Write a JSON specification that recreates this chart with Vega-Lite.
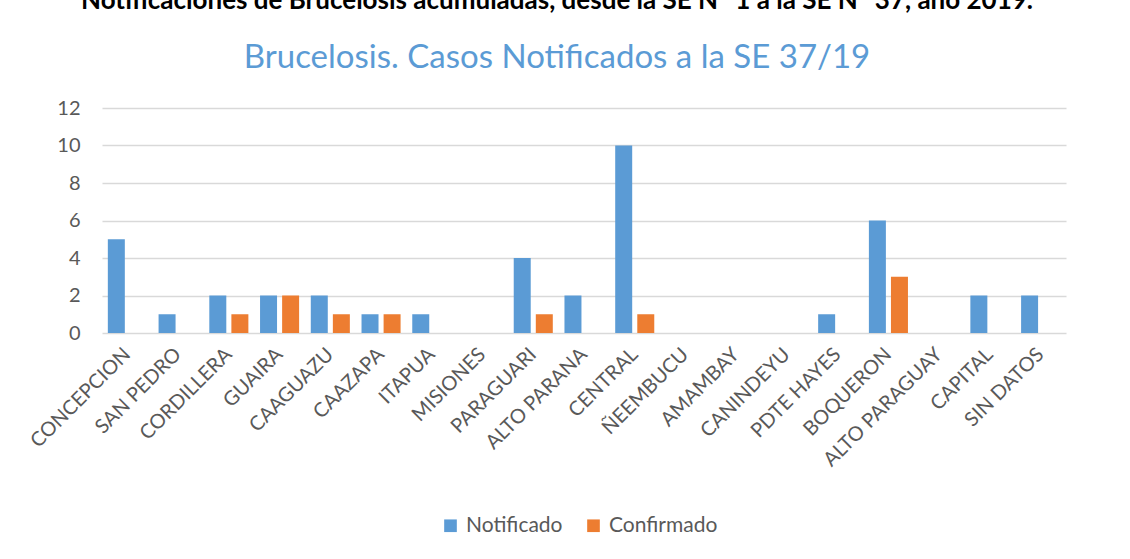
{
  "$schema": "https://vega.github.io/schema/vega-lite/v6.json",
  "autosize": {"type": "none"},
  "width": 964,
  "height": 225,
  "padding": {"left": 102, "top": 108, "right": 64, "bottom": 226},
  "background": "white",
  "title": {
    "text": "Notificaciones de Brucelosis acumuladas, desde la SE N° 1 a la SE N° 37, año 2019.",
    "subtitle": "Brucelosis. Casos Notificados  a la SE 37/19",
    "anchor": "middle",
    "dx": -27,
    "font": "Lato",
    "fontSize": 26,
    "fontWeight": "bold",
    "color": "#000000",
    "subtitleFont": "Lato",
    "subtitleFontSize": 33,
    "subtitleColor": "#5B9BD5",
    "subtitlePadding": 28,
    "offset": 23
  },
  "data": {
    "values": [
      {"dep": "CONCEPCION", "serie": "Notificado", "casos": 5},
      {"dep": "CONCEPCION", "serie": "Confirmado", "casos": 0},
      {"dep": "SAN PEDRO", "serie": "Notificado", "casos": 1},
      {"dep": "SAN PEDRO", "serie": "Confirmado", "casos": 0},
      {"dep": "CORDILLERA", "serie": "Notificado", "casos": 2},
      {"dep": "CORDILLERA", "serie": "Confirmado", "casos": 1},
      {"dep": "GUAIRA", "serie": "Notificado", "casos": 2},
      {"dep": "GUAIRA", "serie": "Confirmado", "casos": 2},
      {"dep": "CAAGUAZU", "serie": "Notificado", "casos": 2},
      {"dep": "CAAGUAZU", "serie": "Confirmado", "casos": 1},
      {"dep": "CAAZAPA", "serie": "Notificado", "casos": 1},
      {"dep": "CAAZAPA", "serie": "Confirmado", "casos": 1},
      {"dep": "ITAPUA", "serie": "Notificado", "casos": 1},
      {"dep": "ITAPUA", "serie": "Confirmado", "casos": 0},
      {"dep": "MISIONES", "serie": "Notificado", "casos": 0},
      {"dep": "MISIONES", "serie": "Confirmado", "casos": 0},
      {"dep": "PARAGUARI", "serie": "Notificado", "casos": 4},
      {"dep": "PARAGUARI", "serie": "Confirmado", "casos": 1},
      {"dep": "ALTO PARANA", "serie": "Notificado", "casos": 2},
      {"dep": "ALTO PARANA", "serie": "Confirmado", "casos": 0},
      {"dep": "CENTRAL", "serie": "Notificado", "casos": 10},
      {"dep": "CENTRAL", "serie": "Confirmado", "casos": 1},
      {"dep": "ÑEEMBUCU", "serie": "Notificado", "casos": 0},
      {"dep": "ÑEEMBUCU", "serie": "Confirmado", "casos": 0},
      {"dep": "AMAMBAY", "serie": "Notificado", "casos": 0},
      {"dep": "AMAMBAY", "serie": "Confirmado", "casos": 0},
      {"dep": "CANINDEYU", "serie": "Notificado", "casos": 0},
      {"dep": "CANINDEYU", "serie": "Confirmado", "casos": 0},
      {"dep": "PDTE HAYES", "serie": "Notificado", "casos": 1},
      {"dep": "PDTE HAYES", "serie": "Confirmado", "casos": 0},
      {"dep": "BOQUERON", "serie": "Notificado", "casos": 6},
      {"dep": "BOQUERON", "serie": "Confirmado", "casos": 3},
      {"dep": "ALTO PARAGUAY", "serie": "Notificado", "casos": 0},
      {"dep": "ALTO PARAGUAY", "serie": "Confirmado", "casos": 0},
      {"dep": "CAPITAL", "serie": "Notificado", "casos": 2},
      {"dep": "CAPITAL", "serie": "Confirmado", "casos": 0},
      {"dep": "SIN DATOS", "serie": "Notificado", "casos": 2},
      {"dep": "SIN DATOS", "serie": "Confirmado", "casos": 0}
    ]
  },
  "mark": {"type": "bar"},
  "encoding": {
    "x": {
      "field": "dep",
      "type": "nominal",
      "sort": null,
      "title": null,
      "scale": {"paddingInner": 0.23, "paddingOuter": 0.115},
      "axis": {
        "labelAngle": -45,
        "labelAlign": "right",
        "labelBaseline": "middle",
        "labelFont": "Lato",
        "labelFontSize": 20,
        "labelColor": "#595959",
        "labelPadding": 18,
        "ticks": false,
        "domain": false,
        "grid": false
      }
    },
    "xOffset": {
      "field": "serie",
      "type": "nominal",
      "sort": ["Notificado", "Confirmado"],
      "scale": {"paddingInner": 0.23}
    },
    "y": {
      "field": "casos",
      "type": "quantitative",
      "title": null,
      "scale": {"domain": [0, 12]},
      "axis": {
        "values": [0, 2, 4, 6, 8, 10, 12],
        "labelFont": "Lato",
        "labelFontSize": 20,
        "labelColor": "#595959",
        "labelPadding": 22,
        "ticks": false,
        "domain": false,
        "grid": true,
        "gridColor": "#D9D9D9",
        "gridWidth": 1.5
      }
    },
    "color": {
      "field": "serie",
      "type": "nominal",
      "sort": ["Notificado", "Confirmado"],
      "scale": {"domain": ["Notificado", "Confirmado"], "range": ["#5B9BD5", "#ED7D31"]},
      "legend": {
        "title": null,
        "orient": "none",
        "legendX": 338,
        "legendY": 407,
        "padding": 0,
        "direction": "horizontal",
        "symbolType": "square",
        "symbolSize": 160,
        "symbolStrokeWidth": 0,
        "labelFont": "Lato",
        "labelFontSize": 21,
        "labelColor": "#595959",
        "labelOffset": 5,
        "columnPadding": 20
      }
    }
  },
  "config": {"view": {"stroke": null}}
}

* * * * * * *

> _WHAT YOU HAVE TO DO_
Reproduce the listing exactly. Leave its pictures out.

> _THE RESULT_
Write a JSON specification that recreates this chart with Vega-Lite.
{
  "$schema": "https://vega.github.io/schema/vega-lite/v6.json",
  "autosize": {"type": "none"},
  "width": 964,
  "height": 225,
  "padding": {"left": 102, "top": 108, "right": 64, "bottom": 226},
  "background": "white",
  "title": {
    "text": "Notificaciones de Brucelosis acumuladas, desde la SE N° 1 a la SE N° 37, año 2019.",
    "subtitle": "Brucelosis. Casos Notificados  a la SE 37/19",
    "anchor": "middle",
    "dx": -27,
    "font": "Lato",
    "fontSize": 26,
    "fontWeight": "bold",
    "color": "#000000",
    "subtitleFont": "Lato",
    "subtitleFontSize": 33,
    "subtitleColor": "#5B9BD5",
    "subtitlePadding": 28,
    "offset": 23
  },
  "data": {
    "values": [
      {"dep": "CONCEPCION", "serie": "Notificado", "casos": 5},
      {"dep": "CONCEPCION", "serie": "Confirmado", "casos": 0},
      {"dep": "SAN PEDRO", "serie": "Notificado", "casos": 1},
      {"dep": "SAN PEDRO", "serie": "Confirmado", "casos": 0},
      {"dep": "CORDILLERA", "serie": "Notificado", "casos": 2},
      {"dep": "CORDILLERA", "serie": "Confirmado", "casos": 1},
      {"dep": "GUAIRA", "serie": "Notificado", "casos": 2},
      {"dep": "GUAIRA", "serie": "Confirmado", "casos": 2},
      {"dep": "CAAGUAZU", "serie": "Notificado", "casos": 2},
      {"dep": "CAAGUAZU", "serie": "Confirmado", "casos": 1},
      {"dep": "CAAZAPA", "serie": "Notificado", "casos": 1},
      {"dep": "CAAZAPA", "serie": "Confirmado", "casos": 1},
      {"dep": "ITAPUA", "serie": "Notificado", "casos": 1},
      {"dep": "ITAPUA", "serie": "Confirmado", "casos": 0},
      {"dep": "MISIONES", "serie": "Notificado", "casos": 0},
      {"dep": "MISIONES", "serie": "Confirmado", "casos": 0},
      {"dep": "PARAGUARI", "serie": "Notificado", "casos": 4},
      {"dep": "PARAGUARI", "serie": "Confirmado", "casos": 1},
      {"dep": "ALTO PARANA", "serie": "Notificado", "casos": 2},
      {"dep": "ALTO PARANA", "serie": "Confirmado", "casos": 0},
      {"dep": "CENTRAL", "serie": "Notificado", "casos": 10},
      {"dep": "CENTRAL", "serie": "Confirmado", "casos": 1},
      {"dep": "ÑEEMBUCU", "serie": "Notificado", "casos": 0},
      {"dep": "ÑEEMBUCU", "serie": "Confirmado", "casos": 0},
      {"dep": "AMAMBAY", "serie": "Notificado", "casos": 0},
      {"dep": "AMAMBAY", "serie": "Confirmado", "casos": 0},
      {"dep": "CANINDEYU", "serie": "Notificado", "casos": 0},
      {"dep": "CANINDEYU", "serie": "Confirmado", "casos": 0},
      {"dep": "PDTE HAYES", "serie": "Notificado", "casos": 1},
      {"dep": "PDTE HAYES", "serie": "Confirmado", "casos": 0},
      {"dep": "BOQUERON", "serie": "Notificado", "casos": 6},
      {"dep": "BOQUERON", "serie": "Confirmado", "casos": 3},
      {"dep": "ALTO PARAGUAY", "serie": "Notificado", "casos": 0},
      {"dep": "ALTO PARAGUAY", "serie": "Confirmado", "casos": 0},
      {"dep": "CAPITAL", "serie": "Notificado", "casos": 2},
      {"dep": "CAPITAL", "serie": "Confirmado", "casos": 0},
      {"dep": "SIN DATOS", "serie": "Notificado", "casos": 2},
      {"dep": "SIN DATOS", "serie": "Confirmado", "casos": 0}
    ]
  },
  "mark": {"type": "bar"},
  "encoding": {
    "x": {
      "field": "dep",
      "type": "nominal",
      "sort": null,
      "title": null,
      "scale": {"paddingInner": 0.23, "paddingOuter": 0.115},
      "axis": {
        "labelAngle": -45,
        "labelAlign": "right",
        "labelBaseline": "middle",
        "labelFont": "Lato",
        "labelFontSize": 20,
        "labelColor": "#595959",
        "labelPadding": 18,
        "ticks": false,
        "domain": false,
        "grid": false
      }
    },
    "xOffset": {
      "field": "serie",
      "type": "nominal",
      "sort": ["Notificado", "Confirmado"],
      "scale": {"paddingInner": 0.23}
    },
    "y": {
      "field": "casos",
      "type": "quantitative",
      "title": null,
      "scale": {"domain": [0, 12]},
      "axis": {
        "values": [0, 2, 4, 6, 8, 10, 12],
        "labelFont": "Lato",
        "labelFontSize": 20,
        "labelColor": "#595959",
        "labelPadding": 22,
        "ticks": false,
        "domain": false,
        "grid": true,
        "gridColor": "#D9D9D9",
        "gridWidth": 1.5
      }
    },
    "color": {
      "field": "serie",
      "type": "nominal",
      "sort": ["Notificado", "Confirmado"],
      "scale": {"domain": ["Notificado", "Confirmado"], "range": ["#5B9BD5", "#ED7D31"]},
      "legend": {
        "title": null,
        "orient": "none",
        "legendX": 338,
        "legendY": 407,
        "padding": 0,
        "direction": "horizontal",
        "symbolType": "square",
        "symbolSize": 160,
        "symbolStrokeWidth": 0,
        "labelFont": "Lato",
        "labelFontSize": 21,
        "labelColor": "#595959",
        "labelOffset": 5,
        "columnPadding": 20
      }
    }
  },
  "config": {"view": {"stroke": null}}
}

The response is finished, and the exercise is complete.